# Started Dog?



## dfisher (Oct 12, 2007)

I'm just wondering what a started dog is, as far as retrievers go?

Is it a pup that has been trained in obiedience and basic retrieving and then sold so the person buying can expand on what the dog has already, to fit their needs? Or something else?

Thanks,
Dan


----------



## ryanps18 (Jun 23, 2006)

You may get 100 different definitions form 100 different trainers of the term started.

When I think of started I think of a solid OB foundation with some work field work introduced.

I think a better way to define a started dog is ask what the trainer considers finished and how far along in the program said dog is. ie 50% ect.


----------



## gonehuntin' (Jul 27, 2006)

To me, it's a lab about 10-12 months old, fully obedience trained and force fetched. It will not be steady to shot, will be quartering in the field, won't be working to any hand signals.


----------



## BROWNDOG (Nov 2, 2004)

I agree with GH . OB solid, FF, Depending on how well the dog is bred will determine how much a "started" dog will go for. A nicely bred dog that is throu OB and FF will run you around $ 1500 to 2000 and up depending on the breeding.
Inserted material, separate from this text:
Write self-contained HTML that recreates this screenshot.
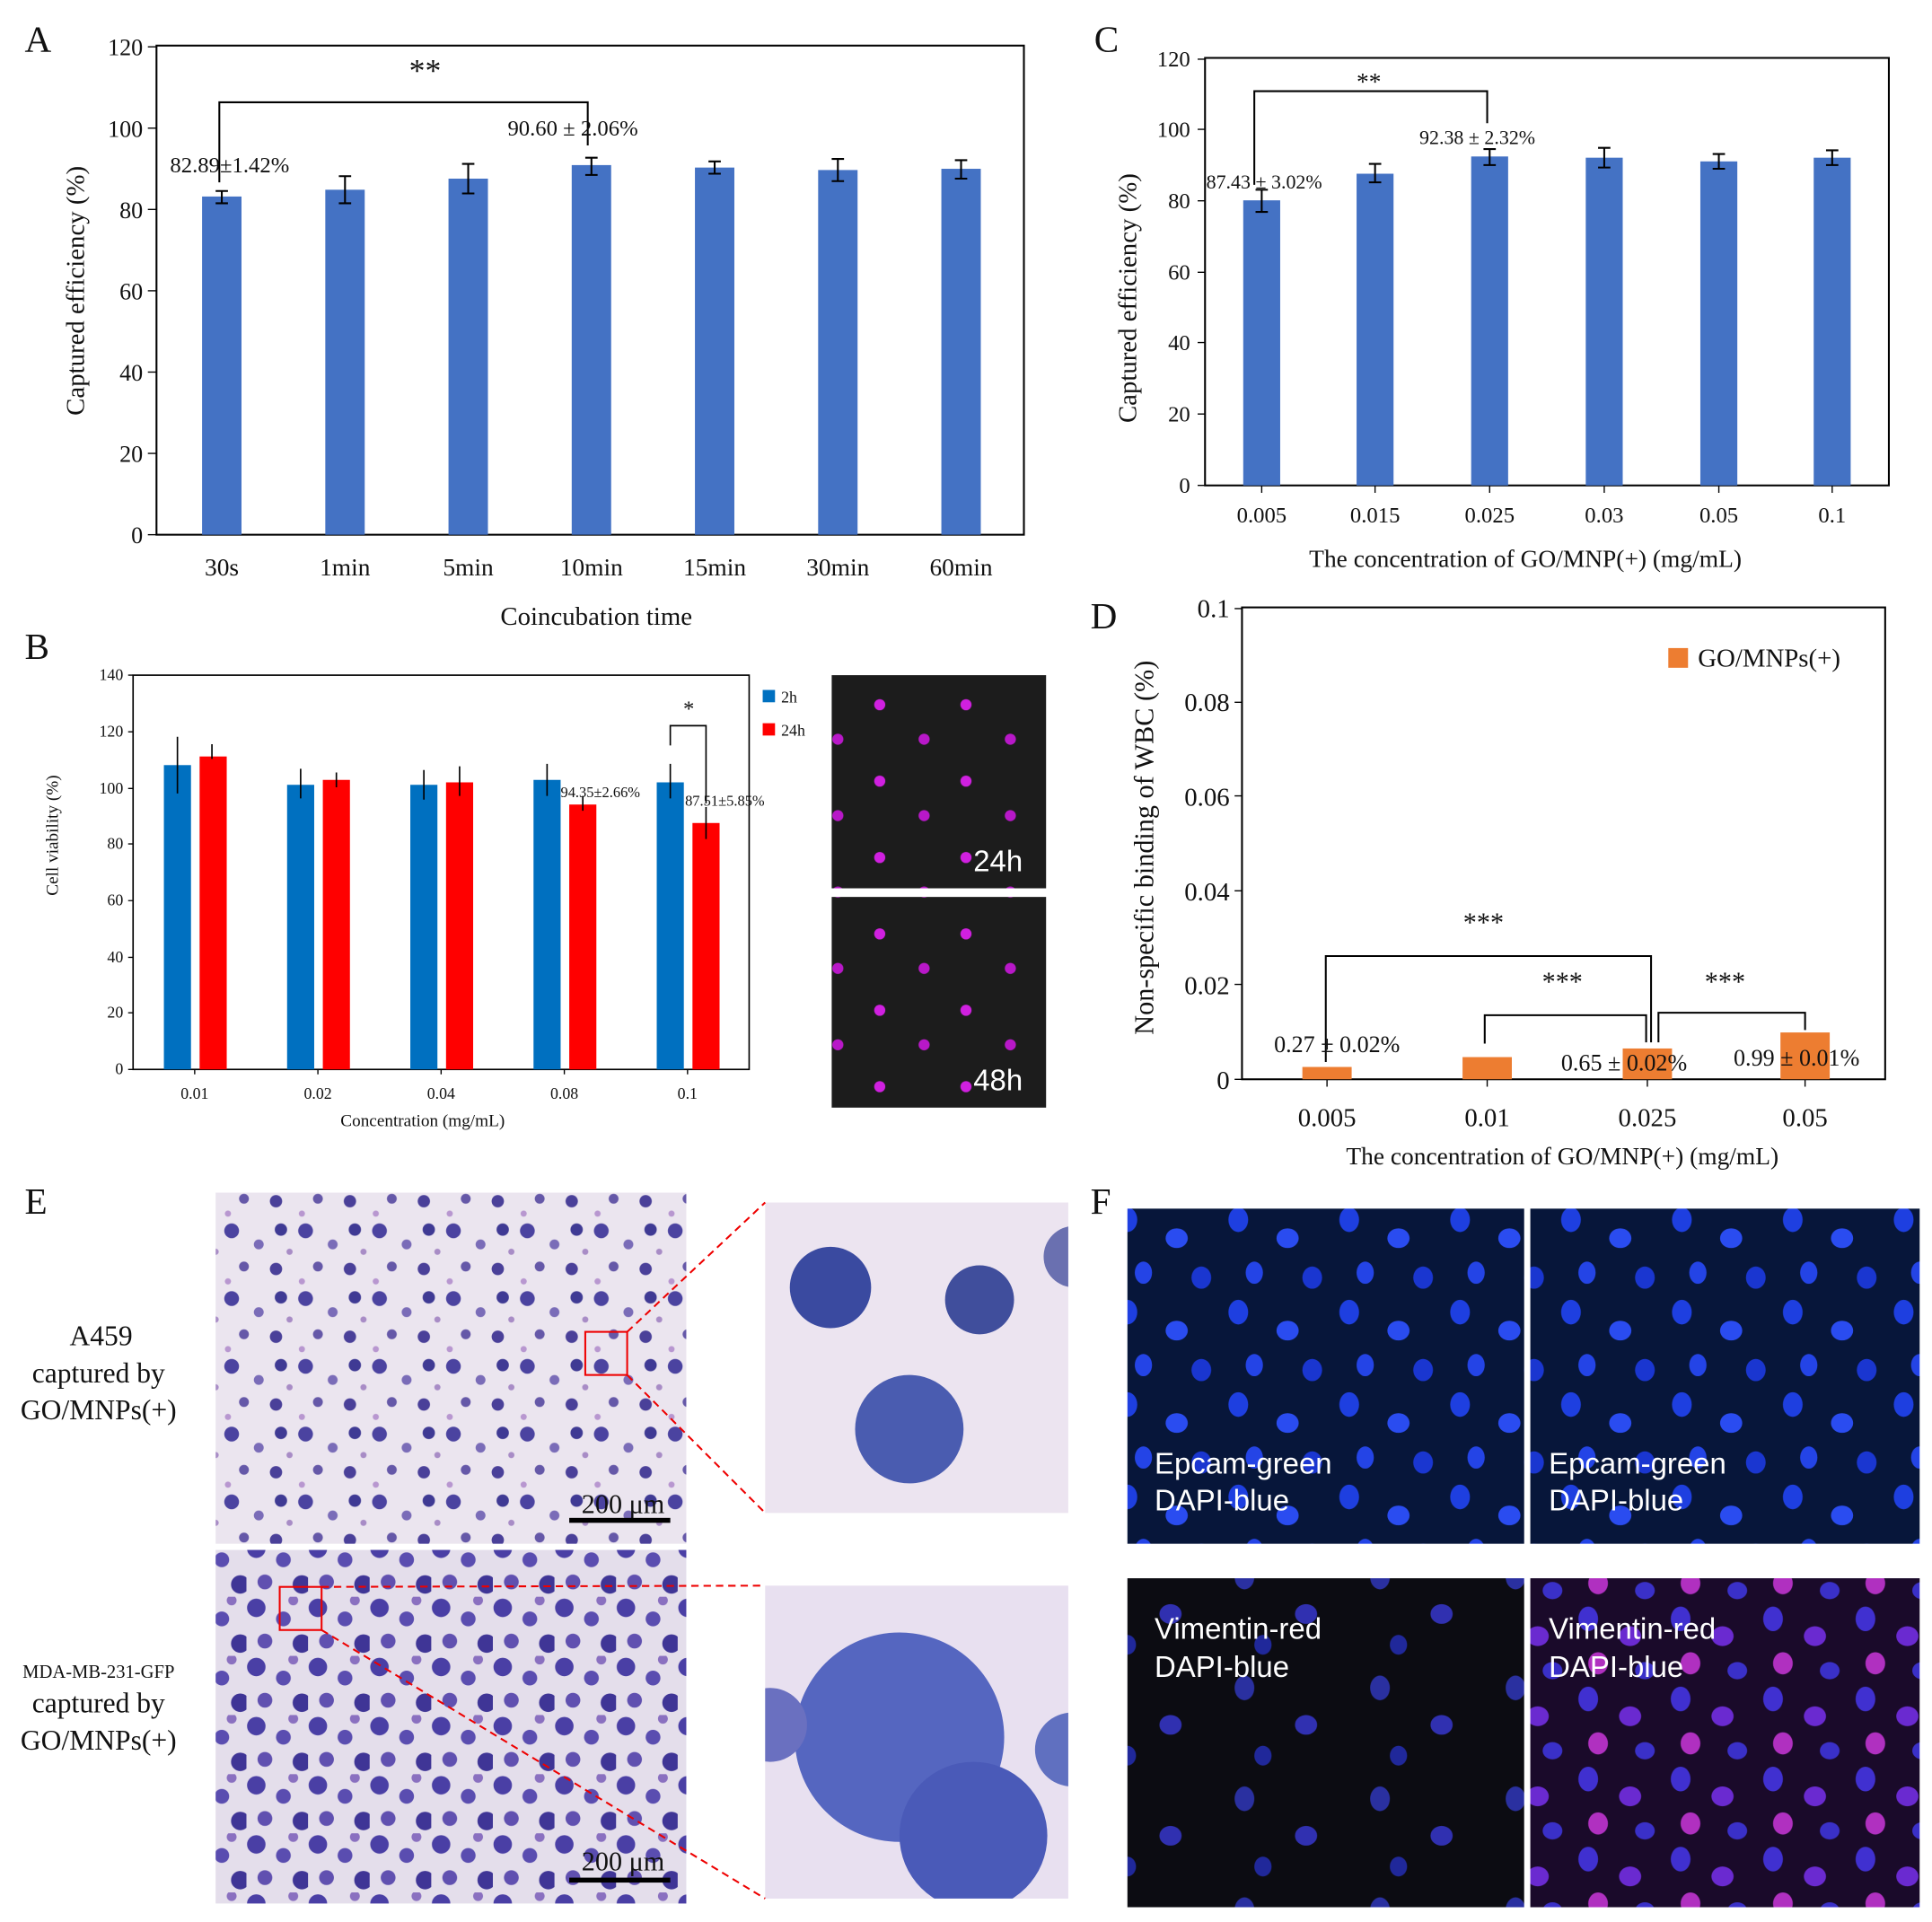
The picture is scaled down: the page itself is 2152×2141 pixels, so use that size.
<!DOCTYPE html>
<html><head><meta charset="utf-8"><style>body{margin:0;background:#fff}svg{display:block}text{font-family:"Liberation Serif",serif;fill:#111}.w{fill:#fff;font-family:"Liberation Sans",sans-serif}</style></head><body>
<svg width="2152" height="2141" viewBox="0 0 1568 1560" xmlns="http://www.w3.org/2000/svg">
<defs>
<clipPath id="z1"><rect x="621" y="976" width="246" height="252"/></clipPath>
<clipPath id="z2"><rect x="621" y="1287" width="246" height="254"/></clipPath>
<pattern id="cellsE" width="60" height="55" patternUnits="userSpaceOnUse">
<rect width="60" height="55" fill="#ebe5ef"/>
<circle cx="8" cy="9" r="6" fill="#4b43a0"/><circle cx="30" cy="20" r="4" fill="#7a6cb8"/><circle cx="48" cy="8" r="5" fill="#3f3a94"/>
<circle cx="18" cy="38" r="4" fill="#6558a8"/><circle cx="44" cy="40" r="5" fill="#4a4099"/><circle cx="55" cy="26" r="2.5" fill="#a88cc6"/><circle cx="5" cy="50" r="2.5" fill="#b897d0"/>
</pattern>
<pattern id="cellsE2" width="50" height="48" patternUnits="userSpaceOnUse">
<rect width="50" height="48" fill="#e4deeb"/>
<circle cx="8" cy="9" r="7.5" fill="#4a3fa5"/><circle cx="30" cy="18" r="6" fill="#5a4db0"/><circle cx="45" cy="38" r="7.5" fill="#3f3596"/>
<circle cx="15" cy="36" r="6" fill="#6050b0"/><circle cx="38" cy="3" r="4" fill="#8a70c0"/>
</pattern>
<pattern id="cellsF" width="90" height="75" patternUnits="userSpaceOnUse">
<rect width="90" height="75" fill="#07163a"/>
<ellipse cx="15" cy="15" rx="8" ry="10" fill="#1e3fe0"/><ellipse cx="55" cy="30" rx="9" ry="8" fill="#2a4cf0"/><ellipse cx="75" cy="62" rx="8" ry="9" fill="#1a36d0"/><ellipse cx="28" cy="58" rx="7" ry="9" fill="#2444e6"/>
</pattern>
<pattern id="cellsF2" width="110" height="90" patternUnits="userSpaceOnUse">
<rect width="110" height="90" fill="#0c0c12"/>
<ellipse cx="20" cy="20" rx="8" ry="10" fill="#2a30a0"/><ellipse cx="70" cy="50" rx="9" ry="8" fill="#3030b0"/><ellipse cx="35" cy="75" rx="7" ry="8" fill="#20289a"/>
</pattern>
<pattern id="cellsF3" width="75" height="65" patternUnits="userSpaceOnUse">
<rect width="75" height="65" fill="#1a0a2a"/>
<ellipse cx="14" cy="14" rx="8" ry="10" fill="#4030d0"/><ellipse cx="48" cy="28" rx="9" ry="8" fill="#6a2ad0"/><ellipse cx="60" cy="56" rx="8" ry="7" fill="#3a30c8"/><ellipse cx="22" cy="50" rx="8" ry="9" fill="#b030c0"/>
</pattern>
<pattern id="cellsB" width="70" height="62" patternUnits="userSpaceOnUse">
<rect width="70" height="62" fill="#1c1c1c"/>
<circle cx="14" cy="14" r="4.5" fill="#d020e0"/><circle cx="50" cy="42" r="4.5" fill="#b818c8"/>
</pattern>
</defs>

<!-- Panel A -->
<text x="20" y="42" font-size="30">A</text>
<rect x="127" y="37" width="704" height="397" fill="none" stroke="#000" stroke-width="1.5"/>
<g font-size="19" text-anchor="end">
<text x="116" y="441">0</text><text x="116" y="375">20</text><text x="116" y="309">40</text><text x="116" y="243">60</text><text x="116" y="177">80</text><text x="116" y="111">100</text><text x="116" y="45">120</text>
</g>
<g stroke="#000"><line x1="120" y1="434" x2="127" y2="434"/><line x1="120" y1="368" x2="127" y2="368"/><line x1="120" y1="302" x2="127" y2="302"/><line x1="120" y1="236" x2="127" y2="236"/><line x1="120" y1="170" x2="127" y2="170"/><line x1="120" y1="104" x2="127" y2="104"/><line x1="120" y1="38" x2="127" y2="38"/></g>
<g fill="#4472c4">
<rect x="164" y="159.5" width="32" height="274.5"/><rect x="264" y="154" width="32" height="280"/><rect x="364" y="145" width="32" height="289"/><rect x="464" y="134" width="32" height="300"/><rect x="564" y="136" width="32" height="298"/><rect x="664" y="138" width="32" height="296"/><rect x="764" y="137" width="32" height="297"/>
</g>
<g stroke="#000" stroke-width="1.5">
<path d="M180 155v10M175 155h10M175 165h10M280 143v22M275 143h10M275 165h10M380 133v24M375 133h10M375 157h10M480 128v14M475 128h10M475 142h10M580 131v10M575 131h10M575 141h10M680 129v18M675 129h10M675 147h10M780 130v15M775 130h10M775 145h10"/>
<path d="M178 148V83H477V118" fill="none"/>
</g>
<text x="345" y="66" font-size="26" text-anchor="middle">**</text>
<text x="138" y="140" font-size="18">82.89±1.42%</text>
<text x="412" y="110" font-size="18">90.60 ± 2.06%</text>
<g font-size="20" text-anchor="middle"><text x="180" y="467">30s</text><text x="280" y="467">1min</text><text x="380" y="467">5min</text><text x="480" y="467">10min</text><text x="580" y="467">15min</text><text x="680" y="467">30min</text><text x="780" y="467">60min</text></g>
<text x="484" y="507" font-size="21" text-anchor="middle">Coincubation time</text>
<text transform="translate(68 236) rotate(-90)" font-size="21" text-anchor="middle">Captured efficiency (%)</text>

<!-- Panel C -->
<text x="888" y="42" font-size="30">C</text>
<rect x="978" y="47" width="555" height="347" fill="none" stroke="#000" stroke-width="1.5"/>
<g font-size="18" text-anchor="end">
<text x="966" y="400">0</text><text x="966" y="342">20</text><text x="966" y="284">40</text><text x="966" y="227">60</text><text x="966" y="169">80</text><text x="966" y="111">100</text><text x="966" y="54">120</text>
</g>
<g stroke="#000"><path d="M972 394h6M972 336h6M972 278h6M972 221h6M972 163h6M972 105h6M972 48h6M1024 394v6M1116 394v6M1209 394v6M1302 394v6M1395 394v6M1487 394v6"/></g>
<g fill="#4472c4">
<rect x="1009" y="162.6" width="30" height="231.4"/><rect x="1101" y="141" width="30" height="253"/><rect x="1194" y="127" width="30" height="267"/><rect x="1287" y="128" width="30" height="266"/><rect x="1380" y="131" width="30" height="263"/><rect x="1472" y="128" width="30" height="266"/>
</g>
<g stroke="#000" stroke-width="1.5">
<path d="M1024 154v18M1019 154h10M1019 172h10M1116 133v15M1111 133h10M1111 148h10M1209 121v13M1204 121h10M1204 134h10M1302 120v16M1297 120h10M1297 136h10M1395 125v12M1390 125h10M1390 137h10M1487 122v12M1482 122h10M1482 134h10"/>
<path d="M1018 150V74H1207V100" fill="none"/>
</g>
<text x="1111" y="73" font-size="20" text-anchor="middle">**</text>
<text x="979" y="153" font-size="16">87.43 ± 3.02%</text>
<text x="1152" y="117" font-size="16">92.38 ± 2.32%</text>
<g font-size="18" text-anchor="middle"><text x="1024" y="424">0.005</text><text x="1116" y="424">0.015</text><text x="1209" y="424">0.025</text><text x="1302" y="424">0.03</text><text x="1395" y="424">0.05</text><text x="1487" y="424">0.1</text></g>
<text x="1238" y="460" font-size="20" text-anchor="middle">The concentration of GO/MNP(+) (mg/mL)</text>
<text transform="translate(922 242) rotate(-90)" font-size="21" text-anchor="middle">Captured efficiency  (%)</text>

<!-- Panel B -->
<text x="20" y="535" font-size="30">B</text>
<rect x="108" y="548" width="500" height="320" fill="none" stroke="#000" stroke-width="1.2"/>
<g font-size="13" text-anchor="end">
<text x="100" y="872">0</text><text x="100" y="826">20</text><text x="100" y="781">40</text><text x="100" y="735">60</text><text x="100" y="689">80</text><text x="100" y="644">100</text><text x="100" y="598">120</text><text x="100" y="552">140</text>
</g>
<g stroke="#000"><path d="M104 868h4M104 822h4M104 777h4M104 731h4M104 685h4M104 640h4M104 594h4M104 548h4M158 868v4M258 868v4M358 868v4M458 868v4M558 868v4"/></g>
<g fill="#0070c0">
<rect x="133" y="621" width="22" height="247"/><rect x="233" y="637" width="22" height="231"/><rect x="333" y="637" width="22" height="231"/><rect x="433" y="633" width="22" height="235"/><rect x="533" y="635" width="22" height="233"/>
</g>
<g fill="#ff0000">
<rect x="162" y="614" width="22" height="254"/><rect x="262" y="633" width="22" height="235"/><rect x="362" y="635" width="22" height="233"/><rect x="462" y="653" width="22" height="215"/><rect x="562" y="668" width="22" height="200"/>
</g>
<g stroke="#000" stroke-width="1.2">
<path d="M144 598v46M172 604v12M244 624v24M273 627v12M344 625v24M373 622v24M444 620v26M473 646v12M544 620v28M573 655v26"/>
<path d="M544 605V589H573V652" fill="none"/>
</g>
<text x="559" y="581" font-size="18" text-anchor="middle">*</text>
<text x="455" y="647" font-size="12">94.35±2.66%</text>
<text x="556" y="654" font-size="12">87.51±5.85%</text>
<g font-size="13" text-anchor="middle"><text x="158" y="892">0.01</text><text x="258" y="892">0.02</text><text x="358" y="892">0.04</text><text x="458" y="892">0.08</text><text x="558" y="892">0.1</text></g>
<text x="343" y="914" font-size="14" text-anchor="middle">Concentration (mg/mL)</text>
<text transform="translate(47 678) rotate(-90)" font-size="14" text-anchor="middle">Cell viability (%)</text>
<rect x="619" y="560" width="10" height="10" fill="#0070c0"/><text x="634" y="570" font-size="13">2h</text>
<rect x="619" y="587" width="10" height="10" fill="#ff0000"/><text x="634" y="597" font-size="13">24h</text>
<rect x="675" y="548" width="174" height="173" fill="url(#cellsB)"/>
<rect x="675" y="728" width="174" height="171" fill="url(#cellsB)"/>
<text x="790" y="707" font-size="24" class="w">24h</text>
<text x="790" y="885" font-size="24" class="w">48h</text>

<!-- Panel D -->
<text x="885" y="510" font-size="30">D</text>
<rect x="1008" y="493" width="522" height="383" fill="none" stroke="#000" stroke-width="1.5"/>
<g font-size="21" text-anchor="end">
<text x="998" y="884">0</text><text x="998" y="807">0.02</text><text x="998" y="731">0.04</text><text x="998" y="654">0.06</text><text x="998" y="577">0.08</text><text x="998" y="501">0.1</text>
</g>
<g stroke="#000"><path d="M1002 876h6M1002 799h6M1002 723h6M1002 646h6M1002 570h6M1002 494h6M1077 876v6M1207 876v6M1337 876v6M1465 876v6"/></g>
<g fill="#ed7d31">
<rect x="1057" y="866" width="40" height="10"/><rect x="1187" y="858" width="40" height="18"/><rect x="1317" y="851" width="40" height="25"/><rect x="1445" y="838" width="40" height="38"/>
</g>
<g stroke="#000" stroke-width="1.5" fill="none">
<path d="M1076 862V776H1340V846"/><path d="M1205 847V824H1336V846"/><path d="M1346 846V822H1465V836"/>
</g>
<g font-size="22" text-anchor="middle"><text x="1204" y="756">***</text><text x="1268" y="804">***</text><text x="1400" y="804">***</text></g>
<text x="1034" y="854" font-size="19">0.27 ± 0.02%</text>
<text x="1267" y="869" font-size="19">0.65 ± 0.02%</text>
<text x="1407" y="865" font-size="19">0.99 ± 0.01%</text>
<rect x="1354" y="526" width="16" height="16" fill="#ed7d31"/><text x="1378" y="541" font-size="21">GO/MNPs(+)</text>
<g font-size="21" text-anchor="middle"><text x="1077" y="914">0.005</text><text x="1207" y="914">0.01</text><text x="1337" y="914">0.025</text><text x="1465" y="914">0.05</text></g>
<text x="1268" y="945" font-size="20" text-anchor="middle">The concentration of GO/MNP(+) (mg/mL)</text>
<text transform="translate(936 688) rotate(-90)" font-size="22" text-anchor="middle">Non-specific binding of WBC  (%)</text>

<!-- Panel E -->
<text x="20" y="985" font-size="30">E</text>
<rect x="175" y="968" width="382" height="285" fill="url(#cellsE)"/>
<rect x="175" y="1258" width="382" height="287" fill="url(#cellsE2)"/>
<rect x="621" y="976" width="246" height="252" fill="#ece4f0"/>
<g clip-path="url(#z1)">
<circle cx="674" cy="1045" r="33" fill="#3a4aa0"/><circle cx="795" cy="1055" r="28" fill="#404e9c"/><circle cx="738" cy="1160" r="44" fill="#4a5cb0"/><circle cx="872" cy="1020" r="25" fill="#6a70b0"/>
</g>
<rect x="621" y="1287" width="246" height="254" fill="#e8e0f0"/>
<g clip-path="url(#z2)">
<circle cx="730" cy="1410" r="85" fill="#5566c0"/><circle cx="790" cy="1490" r="60" fill="#4a5ab8"/><circle cx="870" cy="1420" r="30" fill="#6070c0"/><circle cx="625" cy="1400" r="30" fill="#6a70c0"/>
</g>
<rect x="475" y="1081" width="34" height="35" fill="none" stroke="#e00" stroke-width="1.5"/>
<rect x="227" y="1288" width="34" height="35" fill="none" stroke="#e00" stroke-width="1.5"/>
<g stroke="#e00" stroke-dasharray="6 4" stroke-width="1.5"><line x1="509" y1="1081" x2="621" y2="976"/><line x1="509" y1="1116" x2="621" y2="1228"/><line x1="261" y1="1288" x2="621" y2="1287"/><line x1="261" y1="1323" x2="621" y2="1541"/></g>
<text x="472" y="1228" font-size="22">200 μm</text><rect x="462" y="1232" width="82" height="4" fill="#000"/>
<text x="472" y="1518" font-size="22">200 μm</text><rect x="462" y="1524" width="82" height="4" fill="#000"/>
<g font-size="23" text-anchor="middle"><text x="82" y="1092">A459</text><text x="80" y="1122">captured by</text><text x="80" y="1152">GO/MNPs(+)</text>
<text x="80" y="1362" font-size="15">MDA-MB-231-GFP</text><text x="80" y="1390">captured by</text><text x="80" y="1420">GO/MNPs(+)</text></g>

<!-- Panel F -->
<text x="885" y="985" font-size="30">F</text>
<rect x="915" y="981" width="322" height="272" fill="url(#cellsF)"/>
<rect x="1242" y="981" width="316" height="272" fill="url(#cellsF)"/>
<rect x="915" y="1281" width="322" height="267" fill="url(#cellsF2)"/>
<rect x="1242" y="1281" width="316" height="267" fill="url(#cellsF3)"/>
<g font-size="24">
<text x="937" y="1196" class="w">Epcam-green</text><text x="937" y="1226" class="w">DAPI-blue</text>
<text x="1257" y="1196" class="w">Epcam-green</text><text x="1257" y="1226" class="w">DAPI-blue</text>
<text x="937" y="1330" class="w">Vimentin-red</text><text x="937" y="1361" class="w">DAPI-blue</text>
<text x="1257" y="1330" class="w">Vimentin-red</text><text x="1257" y="1361" class="w">DAPI-blue</text>
</g>
</svg>
</body></html>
Basically the price of a top end pupy.

A puppy that is through OB FF CC swim by and starting to handle ans is 14 to 15 monthes old can cost quiet a bit more.

In the past year Iv'e known of a couple of really nicely bred young dogs that really hadn't proven anything yet but show alot of potential sell for as high as $15000, and these were dogs that were less than 2 years old.

As stated befor the word "STARTED" can mean alot o different things.

One thing is for sure they are never "FINISHED"


----------